As you should know, the president and his administration from that time are no longer running the country and there are prosecutions ongoing against top level civilian and military officials because of their ties to remaining paramilitary groups. The government should be held to the highest possible standard of judgement just as it should hold entire country to that standard, and that effort is being made.
Perhaps that isn’t enough of a comfort to those who’d like to return to a political process because of events from the late 80s and early 90s. It would be good for them to keep in mind that many of the assassination carried out against the UP, the FARC founded party, were carried out by criminal groups including major cocaine cartels. Those large cartels, which were trying to destabilize the government as much as the FARC was, are gone. Also, candidates from other rebel groups that did de-mobilize at the time of the writing of the 1991 constitution are now elected officials. That even includes the mayor of the capital of the country.
De-mobilized paramilitary groups, prosecution of government officials that had ties to those groups, elected officials from other former rebel groups, and a generally safer and less lawless environments are all good reasons for the FARC to be willing to participate in the democratic process.

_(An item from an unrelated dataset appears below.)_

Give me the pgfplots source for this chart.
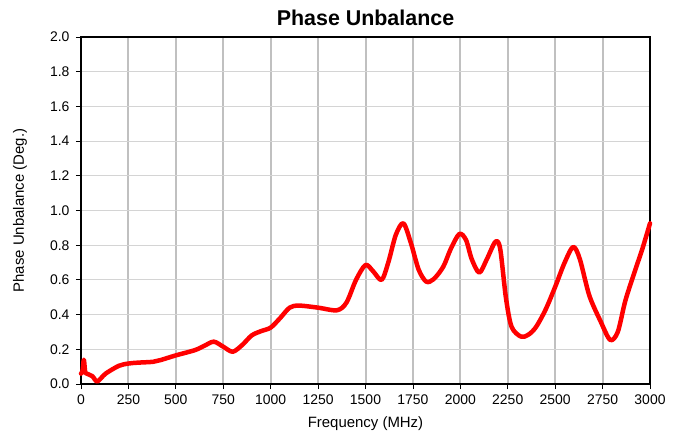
\documentclass[border=0pt]{standalone}
\usepackage{pgfplots}
\pgfplotsset{compat=1.18}
\usepackage{fontspec}
\setmainfont{Liberation Sans}
\definecolor{vgrid}{RGB}{192,192,192}
\definecolor{hgrid}{RGB}{212,212,212}
\begin{document}
\begin{tikzpicture}
\useasboundingbox (-81bp,-52bp) rectangle (598bp,384bp);
\begin{axis}[
  at={(0,0)}, anchor=south west,
  scale only axis, width=569bp, height=347bp,
  xmin=0, xmax=3000, ymin=0, ymax=2.0,
  xtick={0,250,...,3000}, ytick={0,0.2,...,2.0},
  /pgf/number format/assume math mode=true,
  xticklabel style={font=\fontsize{14}{16}\selectfont, /pgf/number format/1000 sep={}, yshift=-2bp},
  yticklabel style={font=\fontsize{14}{16}\selectfont, /pgf/number format/fixed, /pgf/number format/fixed zerofill, /pgf/number format/precision=1, xshift=-3bp},
  tick align=outside, major tick length=5bp,
  tick style={black, line width=0.8bp},
  axis line style={black, line width=1.8bp},
  xmajorgrids, ymajorgrids,
  x grid style={vgrid, line width=2bp},
  y grid style={hgrid, line width=1bp},
  title={\bfseries Phase Unbalance},
  title style={font=\fontsize{21.5}{24}\selectfont\bfseries, at={(0.5,1)}, anchor=south, yshift=2bp},
  xlabel={Frequency (MHz)},
  ylabel={Phase Unbalance (Deg.)},
  label style={font=\fontsize{15}{17}\selectfont},
  xlabel style={at={(axis description cs:0.5,-0.115)}, anchor=center},
  ylabel style={at={(axis description cs:-0.107,0.5)}, anchor=center},
  xtick pos=bottom, ytick pos=left,
  clip=false,
]
\addplot[red, line width=4.5bp, smooth, tension=0.5, line join=round, line cap=round] coordinates {
(0,0.06) (8,0.075) (15,0.14) (22,0.07) (30,0.06) (60,0.045) (86,0.015) (130,0.06) (200,0.105) (250,0.118) (300,0.123) (380,0.128) (420,0.138) (500,0.165) (600,0.195) (650,0.22) (700,0.244) (750,0.215) (800,0.186) (850,0.225) (900,0.28) (950,0.305) (1000,0.325) (1050,0.38) (1100,0.44) (1150,0.452) (1250,0.44) (1350,0.425) (1400,0.47) (1450,0.6) (1500,0.686) (1540,0.65) (1585,0.6) (1620,0.7) (1660,0.86) (1700,0.926) (1740,0.81) (1780,0.66) (1820,0.59) (1860,0.605) (1910,0.676) (1950,0.78) (1995,0.865) (2030,0.83) (2060,0.72) (2100,0.642) (2140,0.72) (2185,0.82) (2210,0.78) (2240,0.5) (2270,0.33) (2320,0.273) (2360,0.285) (2400,0.33) (2450,0.43) (2500,0.56) (2550,0.7) (2595,0.79) (2630,0.72) (2680,0.51) (2740,0.36) (2790,0.254) (2830,0.3) (2870,0.48) (2920,0.65) (2960,0.78) (3000,0.926)
};
\end{axis}
\end{tikzpicture}
\end{document}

Your addition of context is quite helpful, although I would disagree with the idea of the government having made a clear split with paramilitaries, but again the purpose of the article was not to give any recommendations but simply to critique what I saw as unfairly biased media reporting. There are plenty of posts on here where I do advocate particular policies, but I state those directly in such posts.
Pete,
If not assassinations experienced in the 80′s and 90′s, what is the reason for the FARC’s current unwillingness to engage politically?
Asking for anything in a negotiation can be as much a bargaining chip as it is an unconditional demand. I don’t know how willing or unwilling they are to do anything.